Excellent discourse, Frank, on a difficult topic. There's no easy answer to balancing trust and autonomy of most employees against the potentially disastrous consequences of ill-advised actions by a few. I'm not even sure where I stand on these technologies, but some, like automatic vehicle locating systems and electronic onboard data recorders have so many other benefits that I think their ubiquity is inevitable. And what about systems that disallow putting the bus in gear if the driver hasn't fastened his or her three-point shoulder harness? A NHTSA study showed those are highly effective in getting the remaining few incalcitrant commercial drivers to buckle up. The question is whether we should be managing by exception when our safety record is already unparalleled. And if we do, at what cost to budgets and morale? I don't have those answers, but the discussion is needed.

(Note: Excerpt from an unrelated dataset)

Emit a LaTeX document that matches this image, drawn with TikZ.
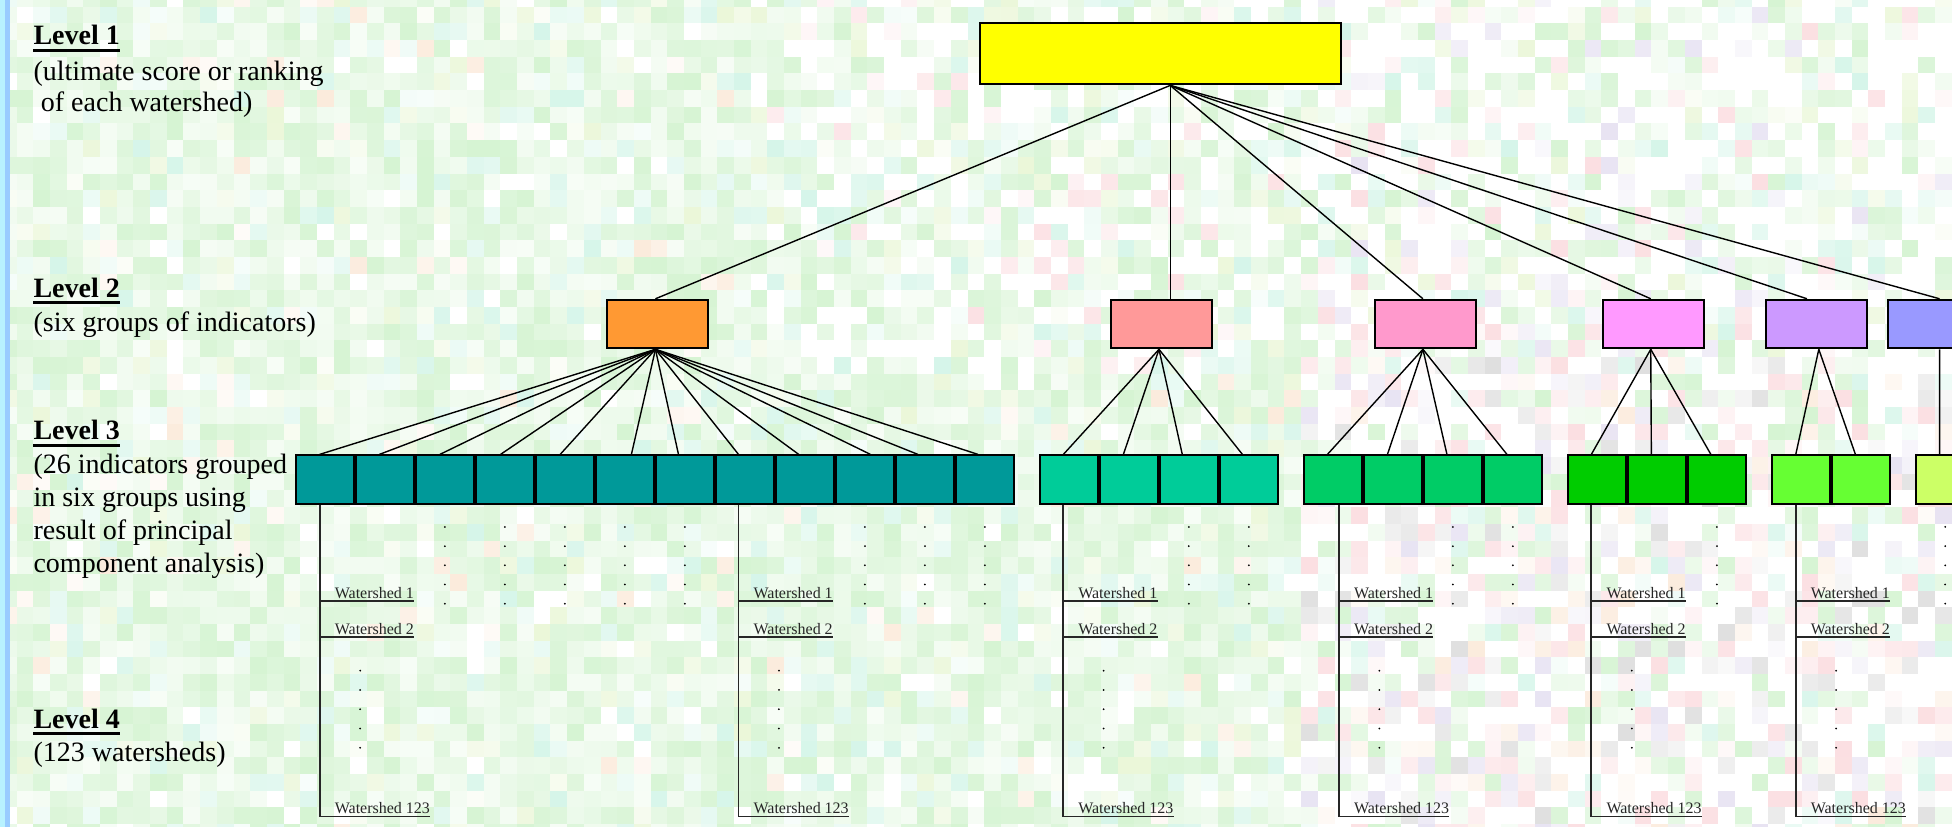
\documentclass[tikz,border=0pt]{standalone}
\usepackage{fontspec}
\setmainfont{Liberation Serif}
\usetikzlibrary{calc}
\newcommand\U{1.2449pt}
% tile colours
\definecolor{mg}{RGB}{200,240,196}
\definecolor{aq}{RGB}{200,242,226}
\definecolor{yg}{RGB}{228,244,204}
\definecolor{pk}{RGB}{250,212,216}
\definecolor{gy}{RGB}{212,212,212}
\definecolor{pc}{RGB}{250,228,208}
\definecolor{lv}{RGB}{224,218,238}
% box colours
\definecolor{yel}{HTML}{FFFF00}
\definecolor{dA}{HTML}{FF9933}
\definecolor{dB}{HTML}{FF9999}
\definecolor{dC}{HTML}{FF99CC}
\definecolor{dD}{HTML}{FF99FF}
\definecolor{dE}{HTML}{CC99FF}
\definecolor{dF}{HTML}{9999FF}
\definecolor{cA}{HTML}{009999}
\definecolor{cB}{HTML}{00CC99}
\definecolor{cC}{HTML}{00CC66}
\definecolor{cD}{HTML}{00CC00}
\definecolor{cE}{HTML}{66FF33}
\definecolor{cF}{HTML}{CCFF66}
\definecolor{barcyan}{HTML}{B8F2FF}
\definecolor{barblue}{HTML}{99CCFF}
\begin{document}
\begin{tikzpicture}[x=1.2449pt, y=-1.2449pt,
  bx/.style={draw=black, line width=2pt, inner sep=0pt, anchor=north west},
  b1/.style={bx, minimum width=290*\U, minimum height=49*\U},
  b2/.style={bx, minimum width=81*\U, minimum height=39*\U},
  b3/.style={bx, minimum width=46.3*\U, minimum height=39*\U},
  conn/.style={draw=black, line width=1.4pt},
  wline/.style={draw=black!85, line width=1.8pt},
  dot/.style={fill=black},
  lvl/.style={anchor=base west, inner sep=0pt, font=\fontsize{28}{33}\selectfont},
  lvlh/.style={anchor=base west, inner sep=0pt, font=\fontsize{28}{33}\selectfont\bfseries},
  ul/.style={draw=black, line width=3pt},
  wlab/.style={anchor=base west, inner sep=0pt, text=black!85, font=\fontsize{16}{19}\selectfont}
]
\useasboundingbox (0,0) rectangle (1568,664);
\clip (0,0) rectangle (1568,664);
% ---------- mosaic background ----------
\fill[mg!40!white] (0,0) rectangle (1568,664);
\pgfmathsetseed{4242}
\foreach \i in {0,...,116}{%
 \foreach \j in {0,...,50}{%
  \pgfmathrandominteger{\rr}{0}{99}%
  \pgfmathrandominteger{\pp}{15}{75}%
  \ifnum\i>77 \ifnum\j>21 \def\reg{3}\else\def\reg{2}\fi
  \else\ifnum\i>44 \ifnum\j<23 \def\reg{1}\else\def\reg{0}\fi\else\def\reg{0}\fi\fi
  \ifcase\reg
    \ifnum\rr<74 \colorlet{tc}{mg!\pp!white}\else
    \ifnum\rr<86 \colorlet{tc}{aq!\pp!white}\else
    \ifnum\rr<92 \colorlet{tc}{yg!\pp!white}\else
    \ifnum\rr<95 \colorlet{tc}{pc!\pp!white}\else
    \colorlet{tc}{white}\fi\fi\fi\fi
  \or
    \ifnum\rr<45 \colorlet{tc}{mg!\pp!white}\else
    \ifnum\rr<58 \colorlet{tc}{aq!\pp!white}\else
    \ifnum\rr<63 \colorlet{tc}{pk!\pp!white}\else
    \ifnum\rr<72 \colorlet{tc}{yg!\pp!white}\else
    \colorlet{tc}{white}\fi\fi\fi\fi
  \or
    \ifnum\rr<42 \colorlet{tc}{white}\else
    \ifnum\rr<68 \colorlet{tc}{mg!\pp!white}\else
    \ifnum\rr<76 \colorlet{tc}{pk!\pp!white}\else
    \ifnum\rr<86 \colorlet{tc}{aq!\pp!white}\else
    \ifnum\rr<92 \colorlet{tc}{lv!\pp!white}\else
    \colorlet{tc}{yg!\pp!white}\fi\fi\fi\fi\fi
  \or
    \ifnum\rr<32 \colorlet{tc}{white}\else
    \ifnum\rr<50 \colorlet{tc}{pk!\pp!white}\else
    \ifnum\rr<62 \colorlet{tc}{gy!\pp!white}\else
    \ifnum\rr<79 \colorlet{tc}{mg!\pp!white}\else
    \ifnum\rr<88 \colorlet{tc}{lv!\pp!white}\else
    \ifnum\rr<94 \colorlet{tc}{pc!\pp!white}\else
    \colorlet{tc}{aq!\pp!white}\fi\fi\fi\fi\fi\fi
  \fi
  \fill[tc] ({\i*13.4},{\j*13.4-8}) rectangle ++(13.5,13.5);
 }}
% left bar
\fill[barcyan] (0,0) rectangle (4,664);
\fill[barblue] (4,0) rectangle (8,664);
% ---------- left labels ----------
\node[lvlh] (h1) at (26.8,36.1) {Level 1};
\node[lvl] (d1a) at (26.8,64.3) {(ultimate score or ranking};
\node[lvl] (d1b) at (32.7,89.7) {of each watershed)};
\node[lvlh] (h2) at (26.8,238.8) {Level 2};
\node[lvl] (d2a) at (26.8,265.9) {(six groups of indicators)};
\node[lvlh] (h3) at (26.8,353.4) {Level 3};
\node[lvl] (d3a) at (26.8,380.5) {(26 indicators grouped};
\node[lvl] (d3b) at (26.8,407) {in six groups using};
\node[lvl] (d3c) at (26.8,433.5) {result of principal};
\node[lvl] (d3d) at (26.8,460) {component analysis)};
\node[lvlh] (h4) at (26.8,585) {Level 4};
\node[lvl] (d4a) at (26.8,611.8) {(123 watersheds)};
\foreach \h in {h1,h2,h3,h4}
  \draw[ul] ([yshift=-5.5pt]\h.base west) -- ([yshift=-5.5pt]\h.base east);
% ---------- level 1 ----------
\node[b1, fill=yel] (L1) at (786,18) {};
\coordinate (ap) at ($(L1.south west)+(154,0)$);
% ---------- level 2 ----------
\foreach \g/\x in {A/487, B/892, C/1104, D/1287, E/1418, F/1516}
  \node[b2, fill=d\g] (L2\g) at (\x,240) {};
\foreach \g/\o in {A/39.5, B/48, C/39, D/39, E/33.5, F/42}
  \draw[conn] (ap) -- ($(L2\g.north west)+(\o,0)$);
\foreach \g/\o in {A/39.5, B/39, C/39, D/39, E/43, F/42}
  \coordinate (p\g) at ($(L2\g.south west)+(\o,0)$);
% ---------- level 3 ----------
\foreach \g/\x/\n in {A/237/12, B/834.6/4, C/1046.7/4, D/1258.8/3, E/1422.5/2, F/1538.6/1}{
  \foreach \k in {1,...,\n}
    \node[b3, fill=c\g] (t\g\k) at ({\x+(\k-1)*48.2},365) {};
}
\foreach \k/\o in {1/19.8,2/19.6,3/20,4/20.5,5/20.2,6/29.2,7/18.8,8/18.8,9/19,10/28.4,11/18.3,12/18.4}
  \draw[conn] (pA) -- ($(tA\k.north west)+(\o,0)$);
\foreach \k/\o in {1/19.6,2/19.6,3/18.7,4/18.8}
  \draw[conn] (pB) -- ($(tB\k.north west)+(\o,0)$);
\foreach \k/\o in {1/19.6,2/19.6,3/19.2,4/19.2}
  \draw[conn] (pC) -- ($(tC\k.north west)+(\o,0)$);
\foreach \k/\o in {1/19.5,2/19.5,3/19.1}
  \draw[conn] (pD) -- ($(tD\k.north west)+(\o,0)$);
\foreach \k/\o in {1/20,2/19.7}
  \draw[conn] (pE) -- ($(tE\k.north west)+(\o,0)$);
\draw[conn] (pF) -- ($(tF1.north west)+(19.4,0)$);
% dots under indicators
\foreach \b in {tA3,tA4,tA5,tA6,tA7,tA10,tA11,tA12,tB3,tB4,tC3,tC4,tD3,tF1}
  \foreach \dy in {17.7,33.1,48.5,63.9,79.3}
    \fill[dot] ($(\b.south)+(0,\dy)$) circle (1pt);
% ---------- level 4 ----------
\foreach \k/\b/\o in {1/tA1/19.8, 2/tA8/18.8, 3/tB1/19.4, 4/tC1/28.8, 5/tD1/19.5, 6/tE1/19.9}{
  \coordinate (wt\k) at ($(\b.south west)+(\o,0)$);
  \node[wlab] (wa\k) at ($(wt\k)+(12,75.2)$) {Watershed 1};
  \node[wlab] (wb\k) at ($(wt\k)+(12,104.2)$) {Watershed 2};
  \node[wlab] (wc\k) at ($(wt\k)+(12,248.2)$) {Watershed 123};
  \coordinate (wae\k) at ([yshift=-2.5pt]wa\k.base east);
  \coordinate (wbe\k) at ([yshift=-2.5pt]wb\k.base east);
  \coordinate (wce\k) at ([yshift=-2.5pt]wc\k.base east);
  \draw[wline] (wt\k) |- (wce\k);
  \draw[wline] (wae\k -| wt\k) -- (wae\k);
  \draw[wline] (wbe\k -| wt\k) -- (wbe\k);
  \foreach \dy in {133.1,148.6,164.1,179.6,195.1}
    \fill[dot] ($(wt\k)+(32.5,\dy)$) circle (1pt);
}
\end{tikzpicture}
\end{document}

Charlie Hood    |    Dec 10, 2012 11:49 AM

The question might be could the drivers trust management to behave responsibly with this technology? Keep in mind that valid research has proven management is the leading instigator of bullying in the hostile workplace. Cameras installed on the school bus ought to be standard equipment, in my opinion, including vans and other vehicles used to transport children. This is not because of a lack of trust per say, but is a record to capture the 80% or so that the typical bus driver will miss during a route. I also like kids having the camera in their cell phones - much can be captured that reveals what is happening inside the bus at any given time. The device has turned out to be an annoyance to officials that would prefer to keep whistleblowing contained. The driver's use of a cell phone with bluetooth features creates no greater risk than the two-way radio. Regardless, the abuse of either creates issues. That said the greatest neglect concerning our nation's school buses are loud, unruly children repeatedly permitted to interfere with the drivers duties, including safely driving the bus.

jkraemer    |    Dec 05, 2012 11:15 PM

It boils down to drivers and monitors coming to an agreement with a simple policy they can all live with. Really, the policy is only as good as the folks who adhere to it. Everyone has the choice to answer a cell phone or look at a text message while driving. Simply do not do it while driving. If it is an emergency then your family members should call your central office so the office can send out a sub-driver to meet you while the office is asking you to pull over and call the emergency contact person. If it is not an emergency situation - really - cell phone calls and text messages can wait until a safe time to respond to your electronic device. Remember - Insurance Companies involved with accident claims can and do gain access to YOUR cell phone records. If you are involved in an accident at the very time you are found to have been engaged in a electronic message or cell phone call - where will your fault be discovered if this is the case when the judge and or jury is viewing your cell phone records in a courtroom? Some places don't allow you to take cell phones on bus routes at all. You have to leave them in your personal vehicle or a locker in the terminal you drive out of. It is just easier to just leave your cell phones turned OFF while you are ON the bus IN the driver's seat.

Dan Luttrell    |    Dec 05, 2012 01:03 PM

I agree with Gregg's comment. The only way it would work is if it could be programmed with the driver's cell phone number, but then again all it would take is for the driver to buy a disposable cell phone if he/she was trying to get around the system.

KL    |    Dec 05, 2012 05:03 AM

This would be useless since 72 elementary or 48 HS/MS students on the bus would trigger the cellular wave alarm with their cell phone.